Goal of the exercise ->
Leave out the pictures and restate the rest of the data exactly.

Recorded information ->
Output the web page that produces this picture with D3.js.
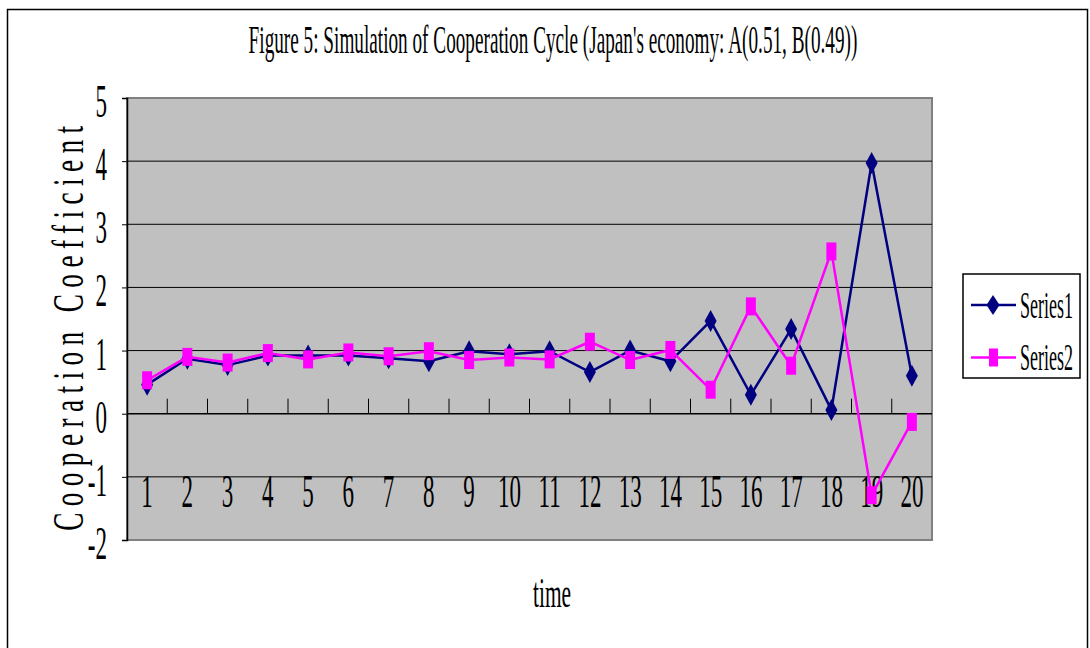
<!DOCTYPE html>
<html>
<head>
<meta charset="utf-8">
<script src="https://cdn.jsdelivr.net/npm/d3@7"></script>
<style>
  html, body { margin: 0; padding: 0; background: #fff; }
  svg { display: block; }
  text { font-family: "Liberation Serif", "Times New Roman", serif; fill: #000; }
</style>
</head>
<body>
<svg id="chart" width="1090" height="648"></svg>
<script>
const categories = ["1","2","3","4","5","6","7","8","9","10","11","12","13","14","15","16","17","18","19","20"];
const series1 = [0.46, 0.87, 0.77, 0.92, 0.92, 0.92, 0.88, 0.83, 0.99, 0.94, 0.99, 0.66, 1.00, 0.83, 1.47, 0.30, 1.34, 0.06, 3.97, 0.60];
const series2 = [0.53, 0.90, 0.81, 0.96, 0.86, 0.97, 0.91, 0.99, 0.85, 0.89, 0.86, 1.14, 0.85, 1.01, 0.38, 1.70, 0.76, 2.57, -1.29, -0.13];
const seriesNames = ["Series1", "Series2"];
const yTicks = [-2, -1, 0, 1, 2, 3, 4, 5];
const titleText = "Figure 5: Simulation of Cooperation Cycle (Japan's economy: A(0.51, B(0.49))";
const yTitle = "Cooperation Coefficient";
const xTitle = "time";

const svg = d3.select("#chart");
const plot = { left: 127, right: 932, top: 98, bottom: 540 };

const x = d3.scaleBand().domain(categories).range([plot.left, plot.right]);
const y = d3.scaleLinear().domain([-2, 5]).range([plot.bottom, plot.top]);

// place a text horizontally condensed so that it spans targetWidth
function fitText(sel, xPos, yPos, targetWidth, anchor) {
  const w = sel.node().getComputedTextLength();
  const k = targetWidth / w;
  sel.attr("text-anchor", anchor || "start")
     .attr("transform", `translate(${xPos},${yPos}) scale(${k},1)`);
  return sel;
}

// outer border
svg.append("rect").attr("x", 7.5).attr("y", 9.5).attr("width", 1080).attr("height", 700)
  .attr("fill", "none").attr("stroke", "#000").attr("stroke-width", 1.5);

// title
fitText(svg.append("text").attr("font-size", 39).text(titleText), 553, 53, 609, "middle");

// plot area
svg.append("rect").attr("x", plot.left).attr("y", plot.top)
  .attr("width", plot.right - plot.left).attr("height", plot.bottom - plot.top)
  .attr("fill", "#c0c0c0").attr("stroke", "#808080").attr("stroke-width", 2);

// gridlines
svg.append("g").selectAll("line").data(yTicks.filter(v => v !== 0 && v !== 5 && v !== -2)).join("line")
  .attr("x1", plot.left).attr("x2", plot.right)
  .attr("y1", d => y(d)).attr("y2", d => y(d))
  .attr("stroke", "#000").attr("stroke-width", 1);

// y axis
const yAxis = d3.axisLeft(y).tickValues(yTicks).tickSize(5).tickFormat("");
const gy = svg.append("g").attr("transform", `translate(${plot.left},0)`).call(yAxis);
gy.select(".domain").attr("stroke", "#000").attr("stroke-width", 1.5);
gy.selectAll(".tick line").attr("stroke", "#000").attr("stroke-width", 1);

// y tick labels (condensed)
svg.append("g").selectAll("text").data(yTicks).join("text")
  .attr("transform", d => `translate(107,${y(d) + 19}) scale(0.5,1)`)
  .attr("text-anchor", "end").attr("font-size", 46)
  .text(d => String(d));

// x axis line at 0
svg.append("line").attr("x1", plot.left).attr("x2", plot.right)
  .attr("y1", y(0)).attr("y2", y(0)).attr("stroke", "#000").attr("stroke-width", 1.5);

// x ticks between categories, pointing up
const boundaries = categories.map(c => x(c) + x.bandwidth()).slice(0, -1);
svg.append("g").selectAll("line").data(boundaries).join("line")
  .attr("x1", d => d).attr("x2", d => d)
  .attr("y1", y(0)).attr("y2", y(0) - 15)
  .attr("stroke", "#000").attr("stroke-width", 1);

// x tick labels
svg.append("g").selectAll("text").data(categories).join("text")
  .attr("transform", d => `translate(${x(d) + x.bandwidth() / 2},507) scale(0.5,1)`)
  .attr("text-anchor", "middle").attr("font-size", 46)
  .text(d => d);

// y axis title: glyphs condensed along the text direction, wide letter spacing
const yt = svg.append("text").attr("font-size", 44).attr("letter-spacing", 0).text(yTitle);
{
  const k = 0.62;
  const n = yTitle.length;
  const natural = yt.node().getComputedTextLength();
  const spacing = (405 / k - natural) / (n - 1);
  yt.attr("letter-spacing", spacing).attr("text-anchor", "middle")
    .attr("transform", `translate(83,${322 + spacing * k / 2}) rotate(-90) scale(${k},1)`);
}

// x axis title
fitText(svg.append("text").attr("font-size", 42).text(xTitle), 552, 607, 38, "middle");

// series
const cx = d => x(d) + x.bandwidth() / 2;
const line = d3.line().x((d, i) => cx(categories[i])).y(d => y(d));
const diamond = "M0,-11L6,0L0,11L-6,0Z";

const g1 = svg.append("g");
g1.append("path").datum(series1).attr("d", line)
  .attr("fill", "none").attr("stroke", "#000080").attr("stroke-width", 2.5);
g1.selectAll("path.m").data(series1).join("path").attr("class", "m")
  .attr("d", diamond)
  .attr("transform", (d, i) => `translate(${cx(categories[i])},${y(d)})`)
  .attr("fill", "#000080");

const g2 = svg.append("g");
g2.append("path").datum(series2).attr("d", line)
  .attr("fill", "none").attr("stroke", "#ff00ff").attr("stroke-width", 2.5);
g2.selectAll("rect").data(series2).join("rect")
  .attr("x", (d, i) => cx(categories[i]) - 5).attr("y", d => y(d) - 9)
  .attr("width", 10).attr("height", 18)
  .attr("fill", "#ff00ff");

// legend
const lg = svg.append("g");
lg.append("rect").attr("x", 963).attr("y", 274).attr("width", 117).attr("height", 104)
  .attr("fill", "#fff").attr("stroke", "#000").attr("stroke-width", 1.5);
const legendY = [305, 357.5];
const legendBase = [318, 370];
const colors = ["#000080", "#ff00ff"];
seriesNames.forEach((name, i) => {
  lg.append("line").attr("x1", 971).attr("x2", 1016).attr("y1", legendY[i]).attr("y2", legendY[i])
    .attr("stroke", colors[i]).attr("stroke-width", 2.5);
  if (i === 0) {
    lg.append("path").attr("d", "M0,-10L6.5,0L0,10L-6.5,0Z")
      .attr("transform", `translate(993,${legendY[i]})`).attr("fill", colors[i]);
  } else {
    lg.append("rect").attr("x", 989).attr("y", legendY[i] - 9).attr("width", 9).attr("height", 18)
      .attr("fill", colors[i]);
  }
  fitText(lg.append("text").attr("font-size", 38).text(name), 1020, legendBase[i], 53, "start");
});
</script>
</body>
</html>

Solved exercise ->
Output the web page that produces this picture with D3.js.
<!DOCTYPE html>
<html>
<head>
<meta charset="utf-8">
<script src="https://cdn.jsdelivr.net/npm/d3@7"></script>
<style>
  html, body { margin: 0; padding: 0; background: #fff; }
  svg { display: block; }
  text { font-family: "Liberation Serif", "Times New Roman", serif; fill: #000; }
</style>
</head>
<body>
<svg id="chart" width="1090" height="648"></svg>
<script>
const categories = ["1","2","3","4","5","6","7","8","9","10","11","12","13","14","15","16","17","18","19","20"];
const series1 = [0.46, 0.87, 0.77, 0.92, 0.92, 0.92, 0.88, 0.83, 0.99, 0.94, 0.99, 0.66, 1.00, 0.83, 1.47, 0.30, 1.34, 0.06, 3.97, 0.60];
const series2 = [0.53, 0.90, 0.81, 0.96, 0.86, 0.97, 0.91, 0.99, 0.85, 0.89, 0.86, 1.14, 0.85, 1.01, 0.38, 1.70, 0.76, 2.57, -1.29, -0.13];
const seriesNames = ["Series1", "Series2"];
const yTicks = [-2, -1, 0, 1, 2, 3, 4, 5];
const titleText = "Figure 5: Simulation of Cooperation Cycle (Japan's economy: A(0.51, B(0.49))";
const yTitle = "Cooperation Coefficient";
const xTitle = "time";

const svg = d3.select("#chart");
const plot = { left: 127, right: 932, top: 98, bottom: 540 };

const x = d3.scaleBand().domain(categories).range([plot.left, plot.right]);
const y = d3.scaleLinear().domain([-2, 5]).range([plot.bottom, plot.top]);

// place a text horizontally condensed so that it spans targetWidth
function fitText(sel, xPos, yPos, targetWidth, anchor) {
  const w = sel.node().getComputedTextLength();
  const k = targetWidth / w;
  sel.attr("text-anchor", anchor || "start")
     .attr("transform", `translate(${xPos},${yPos}) scale(${k},1)`);
  return sel;
}

// outer border
svg.append("rect").attr("x", 7.5).attr("y", 9.5).attr("width", 1080).attr("height", 700)
  .attr("fill", "none").attr("stroke", "#000").attr("stroke-width", 1.5);

// title
fitText(svg.append("text").attr("font-size", 39).text(titleText), 553, 53, 609, "middle");

// plot area
svg.append("rect").attr("x", plot.left).attr("y", plot.top)
  .attr("width", plot.right - plot.left).attr("height", plot.bottom - plot.top)
  .attr("fill", "#c0c0c0").attr("stroke", "#808080").attr("stroke-width", 2);

// gridlines
svg.append("g").selectAll("line").data(yTicks.filter(v => v !== 0 && v !== 5 && v !== -2)).join("line")
  .attr("x1", plot.left).attr("x2", plot.right)
  .attr("y1", d => y(d)).attr("y2", d => y(d))
  .attr("stroke", "#000").attr("stroke-width", 1);

// y axis
const yAxis = d3.axisLeft(y).tickValues(yTicks).tickSize(5).tickFormat("");
const gy = svg.append("g").attr("transform", `translate(${plot.left},0)`).call(yAxis);
gy.select(".domain").attr("stroke", "#000").attr("stroke-width", 1.5);
gy.selectAll(".tick line").attr("stroke", "#000").attr("stroke-width", 1);

// y tick labels (condensed)
svg.append("g").selectAll("text").data(yTicks).join("text")
  .attr("transform", d => `translate(107,${y(d) + 19}) scale(0.5,1)`)
  .attr("text-anchor", "end").attr("font-size", 46)
  .text(d => String(d));

// x axis line at 0
svg.append("line").attr("x1", plot.left).attr("x2", plot.right)
  .attr("y1", y(0)).attr("y2", y(0)).attr("stroke", "#000").attr("stroke-width", 1.5);

// x ticks between categories, pointing up
const boundaries = categories.map(c => x(c) + x.bandwidth()).slice(0, -1);
svg.append("g").selectAll("line").data(boundaries).join("line")
  .attr("x1", d => d).attr("x2", d => d)
  .attr("y1", y(0)).attr("y2", y(0) - 15)
  .attr("stroke", "#000").attr("stroke-width", 1);

// x tick labels
svg.append("g").selectAll("text").data(categories).join("text")
  .attr("transform", d => `translate(${x(d) + x.bandwidth() / 2},507) scale(0.5,1)`)
  .attr("text-anchor", "middle").attr("font-size", 46)
  .text(d => d);

// y axis title: glyphs condensed along the text direction, wide letter spacing
const yt = svg.append("text").attr("font-size", 44).attr("letter-spacing", 0).text(yTitle);
{
  const k = 0.62;
  const n = yTitle.length;
  const natural = yt.node().getComputedTextLength();
  const spacing = (405 / k - natural) / (n - 1);
  yt.attr("letter-spacing", spacing).attr("text-anchor", "middle")
    .attr("transform", `translate(83,${322 + spacing * k / 2}) rotate(-90) scale(${k},1)`);
}

// x axis title
fitText(svg.append("text").attr("font-size", 42).text(xTitle), 552, 607, 38, "middle");

// series
const cx = d => x(d) + x.bandwidth() / 2;
const line = d3.line().x((d, i) => cx(categories[i])).y(d => y(d));
const diamond = "M0,-11L6,0L0,11L-6,0Z";

const g1 = svg.append("g");
g1.append("path").datum(series1).attr("d", line)
  .attr("fill", "none").attr("stroke", "#000080").attr("stroke-width", 2.5);
g1.selectAll("path.m").data(series1).join("path").attr("class", "m")
  .attr("d", diamond)
  .attr("transform", (d, i) => `translate(${cx(categories[i])},${y(d)})`)
  .attr("fill", "#000080");

const g2 = svg.append("g");
g2.append("path").datum(series2).attr("d", line)
  .attr("fill", "none").attr("stroke", "#ff00ff").attr("stroke-width", 2.5);
g2.selectAll("rect").data(series2).join("rect")
  .attr("x", (d, i) => cx(categories[i]) - 5).attr("y", d => y(d) - 9)
  .attr("width", 10).attr("height", 18)
  .attr("fill", "#ff00ff");

// legend
const lg = svg.append("g");
lg.append("rect").attr("x", 963).attr("y", 274).attr("width", 117).attr("height", 104)
  .attr("fill", "#fff").attr("stroke", "#000").attr("stroke-width", 1.5);
const legendY = [305, 357.5];
const legendBase = [318, 370];
const colors = ["#000080", "#ff00ff"];
seriesNames.forEach((name, i) => {
  lg.append("line").attr("x1", 971).attr("x2", 1016).attr("y1", legendY[i]).attr("y2", legendY[i])
    .attr("stroke", colors[i]).attr("stroke-width", 2.5);
  if (i === 0) {
    lg.append("path").attr("d", "M0,-10L6.5,0L0,10L-6.5,0Z")
      .attr("transform", `translate(993,${legendY[i]})`).attr("fill", colors[i]);
  } else {
    lg.append("rect").attr("x", 989).attr("y", legendY[i] - 9).attr("width", 9).attr("height", 18)
      .attr("fill", colors[i]);
  }
  fitText(lg.append("text").attr("font-size", 38).text(name), 1020, legendBase[i], 53, "start");
});
</script>
</body>
</html>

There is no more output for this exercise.